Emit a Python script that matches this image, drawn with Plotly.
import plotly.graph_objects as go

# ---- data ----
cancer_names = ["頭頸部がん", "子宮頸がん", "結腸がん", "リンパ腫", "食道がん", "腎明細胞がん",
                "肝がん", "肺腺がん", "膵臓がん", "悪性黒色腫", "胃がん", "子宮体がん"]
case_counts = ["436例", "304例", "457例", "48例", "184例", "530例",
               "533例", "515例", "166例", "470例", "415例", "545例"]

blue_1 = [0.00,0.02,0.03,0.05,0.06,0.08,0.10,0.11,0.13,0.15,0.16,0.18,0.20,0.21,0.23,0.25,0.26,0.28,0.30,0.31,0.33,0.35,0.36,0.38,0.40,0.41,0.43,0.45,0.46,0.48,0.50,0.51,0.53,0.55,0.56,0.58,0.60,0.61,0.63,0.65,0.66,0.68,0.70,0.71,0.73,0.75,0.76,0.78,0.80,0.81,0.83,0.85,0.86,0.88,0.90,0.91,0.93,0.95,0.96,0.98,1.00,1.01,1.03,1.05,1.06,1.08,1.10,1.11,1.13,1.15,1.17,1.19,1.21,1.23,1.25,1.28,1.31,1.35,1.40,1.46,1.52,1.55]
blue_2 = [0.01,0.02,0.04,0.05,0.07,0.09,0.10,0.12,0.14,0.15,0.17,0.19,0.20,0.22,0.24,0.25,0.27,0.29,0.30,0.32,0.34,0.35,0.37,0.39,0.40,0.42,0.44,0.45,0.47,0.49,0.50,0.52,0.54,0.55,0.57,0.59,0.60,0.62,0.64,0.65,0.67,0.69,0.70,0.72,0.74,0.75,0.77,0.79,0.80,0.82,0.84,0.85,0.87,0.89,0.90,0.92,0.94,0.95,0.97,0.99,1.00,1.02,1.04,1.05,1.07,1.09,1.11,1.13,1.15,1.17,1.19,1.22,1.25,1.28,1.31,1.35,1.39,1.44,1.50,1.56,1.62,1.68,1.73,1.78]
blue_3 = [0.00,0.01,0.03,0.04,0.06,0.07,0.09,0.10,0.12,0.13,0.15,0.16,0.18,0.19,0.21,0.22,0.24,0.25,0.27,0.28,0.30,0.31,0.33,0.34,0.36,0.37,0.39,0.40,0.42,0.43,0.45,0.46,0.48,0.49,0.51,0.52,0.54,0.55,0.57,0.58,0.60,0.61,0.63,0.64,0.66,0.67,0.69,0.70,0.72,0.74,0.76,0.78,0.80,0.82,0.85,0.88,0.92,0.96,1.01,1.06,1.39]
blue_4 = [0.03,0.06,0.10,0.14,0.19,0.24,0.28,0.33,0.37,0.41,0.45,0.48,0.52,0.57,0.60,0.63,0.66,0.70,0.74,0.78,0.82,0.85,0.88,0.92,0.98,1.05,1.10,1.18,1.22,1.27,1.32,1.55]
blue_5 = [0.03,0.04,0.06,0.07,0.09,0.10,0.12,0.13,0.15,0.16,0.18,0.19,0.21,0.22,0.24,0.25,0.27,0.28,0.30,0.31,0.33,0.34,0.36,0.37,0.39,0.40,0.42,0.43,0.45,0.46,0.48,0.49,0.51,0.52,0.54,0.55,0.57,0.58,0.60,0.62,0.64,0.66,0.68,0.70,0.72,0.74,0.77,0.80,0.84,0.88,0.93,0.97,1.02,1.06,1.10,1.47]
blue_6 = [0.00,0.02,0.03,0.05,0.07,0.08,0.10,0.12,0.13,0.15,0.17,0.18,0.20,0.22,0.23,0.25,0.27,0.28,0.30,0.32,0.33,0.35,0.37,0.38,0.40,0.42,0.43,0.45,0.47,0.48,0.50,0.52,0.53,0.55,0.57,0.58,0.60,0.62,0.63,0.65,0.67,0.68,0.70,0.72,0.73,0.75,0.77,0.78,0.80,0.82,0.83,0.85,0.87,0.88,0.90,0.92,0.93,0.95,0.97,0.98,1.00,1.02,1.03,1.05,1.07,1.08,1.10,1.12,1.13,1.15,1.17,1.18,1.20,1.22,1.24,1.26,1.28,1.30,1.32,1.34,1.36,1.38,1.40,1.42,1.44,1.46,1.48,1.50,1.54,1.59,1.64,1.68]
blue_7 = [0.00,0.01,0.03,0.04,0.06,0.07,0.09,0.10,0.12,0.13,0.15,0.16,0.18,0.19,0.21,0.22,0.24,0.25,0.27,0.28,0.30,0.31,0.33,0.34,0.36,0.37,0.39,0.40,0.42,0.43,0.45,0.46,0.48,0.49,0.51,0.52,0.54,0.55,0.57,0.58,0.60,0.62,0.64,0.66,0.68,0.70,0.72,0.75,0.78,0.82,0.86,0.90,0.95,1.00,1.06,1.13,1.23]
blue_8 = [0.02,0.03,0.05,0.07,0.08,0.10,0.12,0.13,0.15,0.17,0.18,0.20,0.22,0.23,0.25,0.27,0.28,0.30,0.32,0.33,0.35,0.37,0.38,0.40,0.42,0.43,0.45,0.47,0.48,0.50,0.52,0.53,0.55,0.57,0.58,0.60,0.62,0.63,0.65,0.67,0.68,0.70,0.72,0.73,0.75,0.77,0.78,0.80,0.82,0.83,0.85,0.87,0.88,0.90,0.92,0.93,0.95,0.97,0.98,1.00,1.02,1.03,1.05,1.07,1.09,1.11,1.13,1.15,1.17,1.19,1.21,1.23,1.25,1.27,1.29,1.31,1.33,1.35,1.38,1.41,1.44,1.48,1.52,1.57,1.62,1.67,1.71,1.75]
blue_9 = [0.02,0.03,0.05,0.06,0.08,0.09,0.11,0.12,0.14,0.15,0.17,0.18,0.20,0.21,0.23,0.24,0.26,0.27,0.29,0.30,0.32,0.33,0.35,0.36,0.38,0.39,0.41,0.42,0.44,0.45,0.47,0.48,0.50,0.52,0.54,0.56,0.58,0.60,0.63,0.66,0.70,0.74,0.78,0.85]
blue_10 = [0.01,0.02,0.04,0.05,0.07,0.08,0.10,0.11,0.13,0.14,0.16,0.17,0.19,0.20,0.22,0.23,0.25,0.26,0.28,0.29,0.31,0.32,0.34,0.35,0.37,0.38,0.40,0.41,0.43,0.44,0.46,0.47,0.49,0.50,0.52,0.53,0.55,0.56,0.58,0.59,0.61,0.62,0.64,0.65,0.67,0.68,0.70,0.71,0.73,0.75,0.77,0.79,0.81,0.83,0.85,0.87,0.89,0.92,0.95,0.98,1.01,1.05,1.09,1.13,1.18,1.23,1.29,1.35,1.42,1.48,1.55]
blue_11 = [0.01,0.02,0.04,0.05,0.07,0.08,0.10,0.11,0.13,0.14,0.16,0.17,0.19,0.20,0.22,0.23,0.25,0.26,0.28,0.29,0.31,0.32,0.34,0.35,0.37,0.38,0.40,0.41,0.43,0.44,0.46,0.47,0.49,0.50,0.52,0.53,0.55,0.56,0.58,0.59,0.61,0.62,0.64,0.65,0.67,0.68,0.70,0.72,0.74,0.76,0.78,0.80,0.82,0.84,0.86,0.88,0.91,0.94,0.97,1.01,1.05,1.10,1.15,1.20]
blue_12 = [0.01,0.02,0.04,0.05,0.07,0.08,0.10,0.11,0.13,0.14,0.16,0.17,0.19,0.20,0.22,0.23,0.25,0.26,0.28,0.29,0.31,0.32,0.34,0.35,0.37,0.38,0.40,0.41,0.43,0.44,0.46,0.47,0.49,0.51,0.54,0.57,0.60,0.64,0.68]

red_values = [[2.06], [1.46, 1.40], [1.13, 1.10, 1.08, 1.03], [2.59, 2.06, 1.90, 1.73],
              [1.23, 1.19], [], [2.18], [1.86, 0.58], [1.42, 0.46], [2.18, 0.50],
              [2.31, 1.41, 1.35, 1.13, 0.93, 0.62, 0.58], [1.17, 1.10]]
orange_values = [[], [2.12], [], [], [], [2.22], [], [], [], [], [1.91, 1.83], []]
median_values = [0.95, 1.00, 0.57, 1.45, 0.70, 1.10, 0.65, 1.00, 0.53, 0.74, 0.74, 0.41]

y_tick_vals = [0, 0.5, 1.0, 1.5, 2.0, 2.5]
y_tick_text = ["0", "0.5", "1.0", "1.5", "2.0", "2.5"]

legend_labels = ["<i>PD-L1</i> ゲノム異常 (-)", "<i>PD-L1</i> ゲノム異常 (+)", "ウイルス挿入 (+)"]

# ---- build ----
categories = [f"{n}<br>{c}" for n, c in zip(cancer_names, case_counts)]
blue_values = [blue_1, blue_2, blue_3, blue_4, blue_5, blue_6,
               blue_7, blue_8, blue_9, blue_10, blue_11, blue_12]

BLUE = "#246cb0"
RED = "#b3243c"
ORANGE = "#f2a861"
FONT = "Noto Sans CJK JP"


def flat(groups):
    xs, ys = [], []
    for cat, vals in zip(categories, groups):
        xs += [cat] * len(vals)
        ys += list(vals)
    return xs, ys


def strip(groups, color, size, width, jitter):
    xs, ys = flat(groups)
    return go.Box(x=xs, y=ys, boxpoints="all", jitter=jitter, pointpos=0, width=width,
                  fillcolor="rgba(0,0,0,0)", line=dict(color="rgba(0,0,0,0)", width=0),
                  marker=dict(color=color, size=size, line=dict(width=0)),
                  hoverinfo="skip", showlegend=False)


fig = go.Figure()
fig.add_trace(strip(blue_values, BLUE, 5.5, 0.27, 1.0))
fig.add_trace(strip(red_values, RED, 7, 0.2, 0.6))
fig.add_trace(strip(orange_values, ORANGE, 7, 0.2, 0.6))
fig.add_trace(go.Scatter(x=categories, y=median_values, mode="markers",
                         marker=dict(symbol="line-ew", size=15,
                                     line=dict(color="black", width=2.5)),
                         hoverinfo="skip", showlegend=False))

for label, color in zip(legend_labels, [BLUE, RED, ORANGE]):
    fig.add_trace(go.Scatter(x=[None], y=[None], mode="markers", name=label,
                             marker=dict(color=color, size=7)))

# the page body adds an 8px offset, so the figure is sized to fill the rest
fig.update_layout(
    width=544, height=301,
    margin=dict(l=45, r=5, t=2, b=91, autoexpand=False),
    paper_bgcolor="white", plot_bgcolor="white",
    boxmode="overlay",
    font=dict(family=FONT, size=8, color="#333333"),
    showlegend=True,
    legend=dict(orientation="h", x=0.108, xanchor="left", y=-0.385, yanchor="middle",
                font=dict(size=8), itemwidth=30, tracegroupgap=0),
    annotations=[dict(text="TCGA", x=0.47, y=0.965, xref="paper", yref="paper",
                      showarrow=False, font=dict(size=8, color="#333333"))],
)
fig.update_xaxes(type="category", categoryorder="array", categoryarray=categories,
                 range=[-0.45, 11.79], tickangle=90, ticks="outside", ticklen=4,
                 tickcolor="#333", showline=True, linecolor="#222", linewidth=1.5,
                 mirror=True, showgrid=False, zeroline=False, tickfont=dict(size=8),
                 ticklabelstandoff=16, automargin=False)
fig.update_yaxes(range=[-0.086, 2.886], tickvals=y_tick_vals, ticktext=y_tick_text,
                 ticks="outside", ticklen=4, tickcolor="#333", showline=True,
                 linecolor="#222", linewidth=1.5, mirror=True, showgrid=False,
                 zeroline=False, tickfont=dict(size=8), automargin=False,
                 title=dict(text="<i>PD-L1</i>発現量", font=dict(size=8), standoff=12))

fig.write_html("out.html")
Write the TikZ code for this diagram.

☆ ☆ ☆ ☆ ☆ ☆ ☆

Return all lines containing the word "this".

EXERCISE ANSWER:
Emit a Python script that matches this image, drawn with Plotly.
Write the TikZ code for this diagram.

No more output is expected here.